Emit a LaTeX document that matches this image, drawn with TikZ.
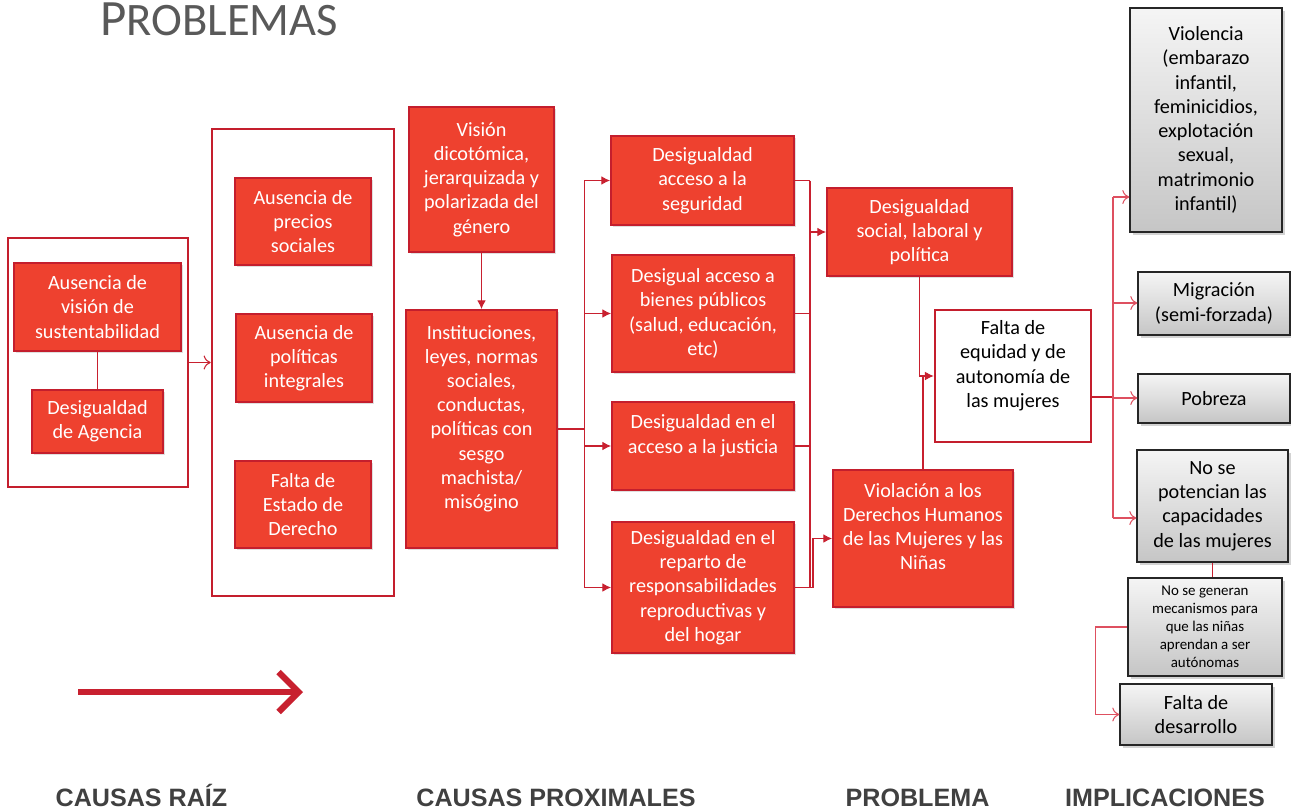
\documentclass[tikz,border=0pt]{standalone}
\usepackage{fontspec}
\setmainfont{Carlito}
\newfontfamily\headfont{Liberation Sans}
\usetikzlibrary{arrows.meta}
\usetikzlibrary{shadows}

\definecolor{boxred}{RGB}{238,65,47}
\definecolor{edgered}{RGB}{196,30,45}
\definecolor{linered}{RGB}{200,32,47}
\definecolor{implred}{RGB}{222,80,96}
\definecolor{titlegray}{RGB}{89,89,89}
\definecolor{labelgray}{RGB}{64,64,64}

\begin{document}
\begin{tikzpicture}[x=0.02cm, y=-0.02cm]
    \useasboundingbox (0,0) rectangle (1291,811);
    %% styles
    \tikzstyle {redbox} = [shape=rectangle, draw=edgered, line width=1.1pt, fill=boxred, text=white, align=center, font=\fontsize{11.5}{13.8}\selectfont, drop shadow={opacity=0.25, shadow xshift=1pt, shadow yshift=-1pt}];
    \tikzstyle {frame} = [shape=rectangle, draw=edgered, line width=1.5pt, fill=white];
    \tikzstyle {graybox} = [shape=rectangle, draw=black!85, line width=0.8pt, top color=gray!8, bottom color=gray!45, align=center, font=\fontsize{11.5}{13.8}\selectfont, drop shadow={opacity=0.35, shadow xshift=1.5pt, shadow yshift=-1.5pt}];
    \tikzstyle {conn} = [draw=linered, line width=0.6pt];
    \tikzstyle {arr} = [conn, -{Latex[length=5pt,width=5pt]}];
    \tikzstyle {impl} = [draw=implred, line width=0.6pt, -{To[length=4pt,width=8pt]}];
    \tikzstyle {bottomlabel} = [anchor=base, text=labelgray, font=\headfont\bfseries\fontsize{14.3}{16}\selectfont];

    %% title
    \node (title) [anchor=base west, inner sep=0pt, text height=0.66cm, text depth=0pt, text=titlegray] at (100,36) {\fontsize{29}{29}\selectfont P\fontsize{26.5}{26.5}\selectfont ROBLEMAS};

    %% causas raiz
    \node (raiz) [frame, minimum width=3.6cm, minimum height=4.98cm] at (98,362.5) {};
    \node (a1) [redbox, minimum width=3.34cm, minimum height=1.76cm] at (97.5,307) {Ausencia de\\visión de\\sustentabilidad};
    \node (a2) [redbox, minimum width=2.62cm, minimum height=1.26cm] at (97.5,421.5) {Desigualdad\\de Agencia};
    \draw [conn] (a1.south) -- (a2.north);

    %% second group
    \node (marco) [frame, minimum width=3.64cm, minimum height=9.34cm] at (303,362.5) {};
    \node (b1) [redbox, minimum width=2.72cm, minimum height=1.74cm] at (303,221.5) {Ausencia de\\precios\\sociales};
    \node (b2) [redbox, minimum width=2.72cm, minimum height=1.76cm] at (304,358) {Ausencia de\\políticas\\integrales};
    \node (b3) [redbox, minimum width=2.72cm, minimum height=1.74cm] at (303,504.5) {Falta de\\Estado de\\Derecho};
    \draw [conn, -{To[length=4pt,width=8pt]}] (raiz.east) -- (marco.west);

    %% causas proximales
    \node (c1) [redbox, minimum width=2.9cm, minimum height=2.9cm] at (481.5,179.5) {Visión\\dicotómica,\\jerarquizada y\\polarizada del\\género};
    \node (c2) [redbox, minimum width=3.02cm, minimum height=4.76cm] at (481.5,429) {Instituciones,\\leyes, normas\\sociales,\\conductas,\\políticas con\\sesgo\\machista/\\misógino\\~};
    \draw [arr] (c1.south) -- (c2.north);

    \node (d1) [redbox, minimum width=3.66cm, minimum height=1.78cm] at (702.5,180.5) {Desigualdad\\acceso a la\\seguridad};
    \node (d2) [redbox, minimum width=3.64cm, minimum height=2.34cm] at (703,313.5) {Desigual acceso a\\bienes públicos\\(salud, educación,\\etc)};
    \node (d3) [redbox, minimum width=3.64cm, minimum height=1.76cm] at (703,446) {Desigualdad en el\\acceso a la justicia\\~};
    \node (d4) [redbox, minimum width=3.64cm, minimum height=2.62cm] at (703,587.5) {Desigualdad en el\\reparto de\\responsabilidades\\reproductivas y\\del hogar};
    \foreach \n in {d1,d2,d3,d4}
        \draw [arr] (c2.east) -- +(27,0) |- (\n.west);

    %% problema
    \coordinate (m) at (810,0);
    \foreach \n in {d1,d2,d3,d4}
        \draw [conn] (\n.east) -- (\n.east -| m);
    \draw [conn] (d1.east -| m) -- (d4.east -| m);
    \node (e1) [redbox, minimum width=3.7cm, minimum height=1.76cm] at (919.5,232) {Desigualdad\\social, laboral y\\política};
    \node (e2) [redbox, minimum width=3.6cm, minimum height=2.74cm] at (923,538.5) {Violación a los\\Derechos Humanos\\de las Mujeres y las\\Niñas\\~};
    \draw [arr] (e1.west -| m) -- (e1.west);
    \draw [arr] (d4.east -| m) -- +(3,0) |- (e2.west);
    \node (f) [frame, minimum width=3.12cm, minimum height=2.64cm, align=center, font=\fontsize{11.5}{13.8}\selectfont] at (1013,376) {Falta de\\equidad y de\\autonomía de\\las mujeres\\~};
    \draw [arr] (e1.south) |- (f.west);
    \draw [conn] (e2.north) -- (e2.north |- f.west);

    %% implicaciones
    \node (g1) [graybox, minimum width=3.04cm, minimum height=4.48cm] at (1206,120) {Violencia\\(embarazo\\infantil,\\feminicidios,\\explotación\\sexual,\\matrimonio\\infantil)};
    \node (g2) [graybox, minimum width=3.04cm, minimum height=1.26cm] at (1214,303.5) {Migración\\(semi-forzada)};
    \node (g3) [graybox, minimum width=3.04cm, minimum height=0.98cm] at (1214,398.5) {Pobreza};
    \node (g4) [graybox, minimum width=3.02cm, minimum height=2.24cm] at (1212.5,506) {No se\\potencian las\\capacidades\\de las mujeres};
    \node (g5) [graybox, minimum width=3.08cm, minimum height=1.96cm, font=\fontsize{8.5}{10.2}\selectfont] at (1205,627) {No se generan\\mecanismos para\\que las niñas\\aprendan a ser\\autónomas};
    \node (g6) [graybox, minimum width=3.04cm, minimum height=1.22cm] at (1196,714.5) {Falta de\\desarrollo};

    \coordinate (tr) at (1113,397);
    \draw [conn, line width=1.2pt] (f.east |- tr) -- (tr);
    \foreach \g/\y in {g1/197, g2/303, g3/398, g4/518} {
        \coordinate (t\g) at (1113,\y);
        \draw [impl] (t\g) -- (t\g -| \g.west);
    }
    \draw [conn, draw=implred] (tg1) -- (tg4);
    \draw [conn] (g4.south) -- (g4.south |- g5.north);
    \draw [impl] (g5.west) -- +(-32,0) |- (g6.west);

    %% big arrow
    \draw [line width=3.6pt, draw=linered, -{Straight Barb[length=0.4cm, width=0.8cm]}] (78,692) -- (303,692);

    %% column labels
    \node (l1) [bottomlabel] at (141.5,806) {CAUSAS RAÍZ};
    \node (l2) [bottomlabel] at (556,806) {CAUSAS PROXIMALES};
    \node (l3) [bottomlabel] at (917.5,806) {PROBLEMA};
    \node (l4) [bottomlabel] at (1165,806) {IMPLICACIONES};
\end{tikzpicture}
\end{document}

· · · · ·

▶ [Task statement]
Copy the whole listing above word for word but do not carry over the pictures.

▶ [Answer in full]
Emit a LaTeX document that matches this image, drawn with TikZ.
\documentclass[tikz,border=0pt]{standalone}
\usepackage{fontspec}
\setmainfont{Carlito}
\newfontfamily\headfont{Liberation Sans}
\usetikzlibrary{arrows.meta}
\usetikzlibrary{shadows}

\definecolor{boxred}{RGB}{238,65,47}
\definecolor{edgered}{RGB}{196,30,45}
\definecolor{linered}{RGB}{200,32,47}
\definecolor{implred}{RGB}{222,80,96}
\definecolor{titlegray}{RGB}{89,89,89}
\definecolor{labelgray}{RGB}{64,64,64}

\begin{document}
\begin{tikzpicture}[x=0.02cm, y=-0.02cm]
    \useasboundingbox (0,0) rectangle (1291,811);
    %% styles
    \tikzstyle {redbox} = [shape=rectangle, draw=edgered, line width=1.1pt, fill=boxred, text=white, align=center, font=\fontsize{11.5}{13.8}\selectfont, drop shadow={opacity=0.25, shadow xshift=1pt, shadow yshift=-1pt}];
    \tikzstyle {frame} = [shape=rectangle, draw=edgered, line width=1.5pt, fill=white];
    \tikzstyle {graybox} = [shape=rectangle, draw=black!85, line width=0.8pt, top color=gray!8, bottom color=gray!45, align=center, font=\fontsize{11.5}{13.8}\selectfont, drop shadow={opacity=0.35, shadow xshift=1.5pt, shadow yshift=-1.5pt}];
    \tikzstyle {conn} = [draw=linered, line width=0.6pt];
    \tikzstyle {arr} = [conn, -{Latex[length=5pt,width=5pt]}];
    \tikzstyle {impl} = [draw=implred, line width=0.6pt, -{To[length=4pt,width=8pt]}];
    \tikzstyle {bottomlabel} = [anchor=base, text=labelgray, font=\headfont\bfseries\fontsize{14.3}{16}\selectfont];

    %% title
    \node (title) [anchor=base west, inner sep=0pt, text height=0.66cm, text depth=0pt, text=titlegray] at (100,36) {\fontsize{29}{29}\selectfont P\fontsize{26.5}{26.5}\selectfont ROBLEMAS};

    %% causas raiz
    \node (raiz) [frame, minimum width=3.6cm, minimum height=4.98cm] at (98,362.5) {};
    \node (a1) [redbox, minimum width=3.34cm, minimum height=1.76cm] at (97.5,307) {Ausencia de\\visión de\\sustentabilidad};
    \node (a2) [redbox, minimum width=2.62cm, minimum height=1.26cm] at (97.5,421.5) {Desigualdad\\de Agencia};
    \draw [conn] (a1.south) -- (a2.north);

    %% second group
    \node (marco) [frame, minimum width=3.64cm, minimum height=9.34cm] at (303,362.5) {};
    \node (b1) [redbox, minimum width=2.72cm, minimum height=1.74cm] at (303,221.5) {Ausencia de\\precios\\sociales};
    \node (b2) [redbox, minimum width=2.72cm, minimum height=1.76cm] at (304,358) {Ausencia de\\políticas\\integrales};
    \node (b3) [redbox, minimum width=2.72cm, minimum height=1.74cm] at (303,504.5) {Falta de\\Estado de\\Derecho};
    \draw [conn, -{To[length=4pt,width=8pt]}] (raiz.east) -- (marco.west);

    %% causas proximales
    \node (c1) [redbox, minimum width=2.9cm, minimum height=2.9cm] at (481.5,179.5) {Visión\\dicotómica,\\jerarquizada y\\polarizada del\\género};
    \node (c2) [redbox, minimum width=3.02cm, minimum height=4.76cm] at (481.5,429) {Instituciones,\\leyes, normas\\sociales,\\conductas,\\políticas con\\sesgo\\machista/\\misógino\\~};
    \draw [arr] (c1.south) -- (c2.north);

    \node (d1) [redbox, minimum width=3.66cm, minimum height=1.78cm] at (702.5,180.5) {Desigualdad\\acceso a la\\seguridad};
    \node (d2) [redbox, minimum width=3.64cm, minimum height=2.34cm] at (703,313.5) {Desigual acceso a\\bienes públicos\\(salud, educación,\\etc)};
    \node (d3) [redbox, minimum width=3.64cm, minimum height=1.76cm] at (703,446) {Desigualdad en el\\acceso a la justicia\\~};
    \node (d4) [redbox, minimum width=3.64cm, minimum height=2.62cm] at (703,587.5) {Desigualdad en el\\reparto de\\responsabilidades\\reproductivas y\\del hogar};
    \foreach \n in {d1,d2,d3,d4}
        \draw [arr] (c2.east) -- +(27,0) |- (\n.west);

    %% problema
    \coordinate (m) at (810,0);
    \foreach \n in {d1,d2,d3,d4}
        \draw [conn] (\n.east) -- (\n.east -| m);
    \draw [conn] (d1.east -| m) -- (d4.east -| m);
    \node (e1) [redbox, minimum width=3.7cm, minimum height=1.76cm] at (919.5,232) {Desigualdad\\social, laboral y\\política};
    \node (e2) [redbox, minimum width=3.6cm, minimum height=2.74cm] at (923,538.5) {Violación a los\\Derechos Humanos\\de las Mujeres y las\\Niñas\\~};
    \draw [arr] (e1.west -| m) -- (e1.west);
    \draw [arr] (d4.east -| m) -- +(3,0) |- (e2.west);
    \node (f) [frame, minimum width=3.12cm, minimum height=2.64cm, align=center, font=\fontsize{11.5}{13.8}\selectfont] at (1013,376) {Falta de\\equidad y de\\autonomía de\\las mujeres\\~};
    \draw [arr] (e1.south) |- (f.west);
    \draw [conn] (e2.north) -- (e2.north |- f.west);

    %% implicaciones
    \node (g1) [graybox, minimum width=3.04cm, minimum height=4.48cm] at (1206,120) {Violencia\\(embarazo\\infantil,\\feminicidios,\\explotación\\sexual,\\matrimonio\\infantil)};
    \node (g2) [graybox, minimum width=3.04cm, minimum height=1.26cm] at (1214,303.5) {Migración\\(semi-forzada)};
    \node (g3) [graybox, minimum width=3.04cm, minimum height=0.98cm] at (1214,398.5) {Pobreza};
    \node (g4) [graybox, minimum width=3.02cm, minimum height=2.24cm] at (1212.5,506) {No se\\potencian las\\capacidades\\de las mujeres};
    \node (g5) [graybox, minimum width=3.08cm, minimum height=1.96cm, font=\fontsize{8.5}{10.2}\selectfont] at (1205,627) {No se generan\\mecanismos para\\que las niñas\\aprendan a ser\\autónomas};
    \node (g6) [graybox, minimum width=3.04cm, minimum height=1.22cm] at (1196,714.5) {Falta de\\desarrollo};

    \coordinate (tr) at (1113,397);
    \draw [conn, line width=1.2pt] (f.east |- tr) -- (tr);
    \foreach \g/\y in {g1/197, g2/303, g3/398, g4/518} {
        \coordinate (t\g) at (1113,\y);
        \draw [impl] (t\g) -- (t\g -| \g.west);
    }
    \draw [conn, draw=implred] (tg1) -- (tg4);
    \draw [conn] (g4.south) -- (g4.south |- g5.north);
    \draw [impl] (g5.west) -- +(-32,0) |- (g6.west);

    %% big arrow
    \draw [line width=3.6pt, draw=linered, -{Straight Barb[length=0.4cm, width=0.8cm]}] (78,692) -- (303,692);

    %% column labels
    \node (l1) [bottomlabel] at (141.5,806) {CAUSAS RAÍZ};
    \node (l2) [bottomlabel] at (556,806) {CAUSAS PROXIMALES};
    \node (l3) [bottomlabel] at (917.5,806) {PROBLEMA};
    \node (l4) [bottomlabel] at (1165,806) {IMPLICACIONES};
\end{tikzpicture}
\end{document}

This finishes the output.